According to the incomplete draft, a crucial provision indicates that if a major cryptocurrency serves as the primary asset of an exchange-traded fund (ETF) listed on a U.S. stock exchange by January 1, 2026, it would be exempt from certain disclosure requirements that typically apply to other digital assets. This exemption would streamline the process for institutional investors looking to trade these tokens, thereby lowering costs and expediting investments.

The draft categorizes Chainlink, along with XRP, Solana, Litecoin (LTC), Hedera, and Dogecoin, as having the same regulatory status as Bitcoin and Ethereum right from the start of the bill’s implementation. This approach may offer much-needed clarity to investors who have historically navigated regulatory gray areas surrounding cryptocurrency classification and compliance obligations.

Furthermore, the bill seems to reflect a middle ground between decentralized finance (DeFi) and traditional finance (TradFi), particularly in its provisions that also aim to protect software developers.
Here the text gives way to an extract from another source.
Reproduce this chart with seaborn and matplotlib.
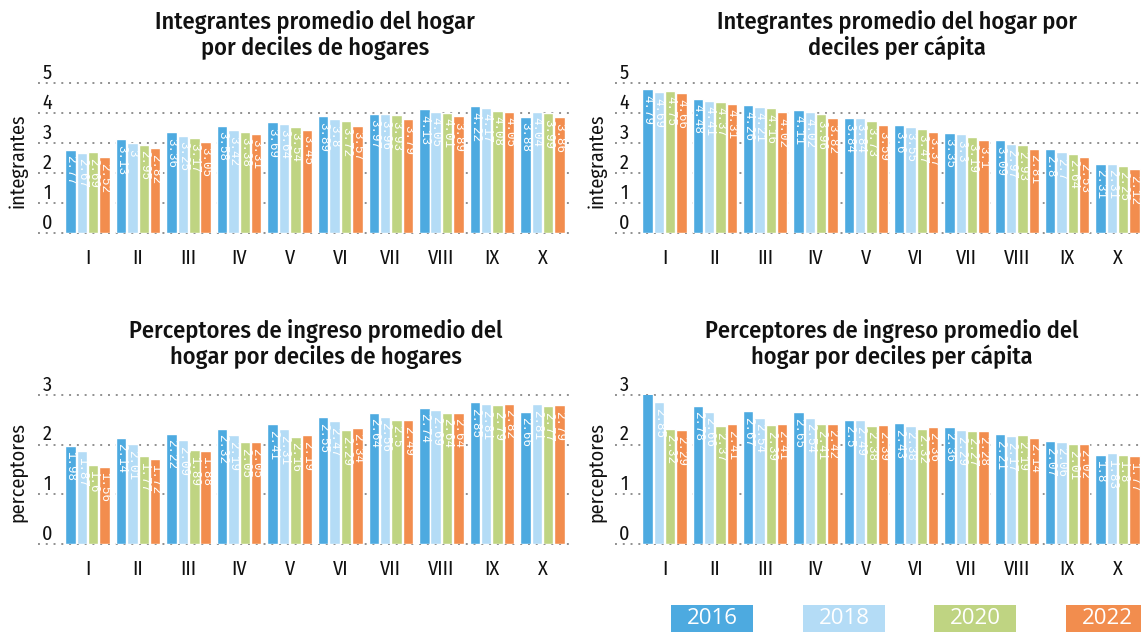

During the drafting process, concerns from TradFi groups regarding the potential for DeFi to circumvent regulations were addressed through negotiations.

The draft also incorporates ethics rules concerning felony convictions and insider trading, although it leaves out discussions on stablecoin yields, indicating that multiple facets of cryptocurrency regulation still require further examination.

If the bill is enacted, it could signal broader acceptance of major crypto assets within the U.S. financial landscape, potentially paving the way for increased institutional investment and a more structured regulatory environment. This shift may ultimately affirm the legitimacy of significant cryptocurrency assets in the eyes of both the market and regulators, aligning them closer to established financial instruments.

As the legislative process unfolds, stakeholders in the crypto space eagerly await the bill’s potential implications and the broader changes it may bring to the regulatory landscape governing digital assets.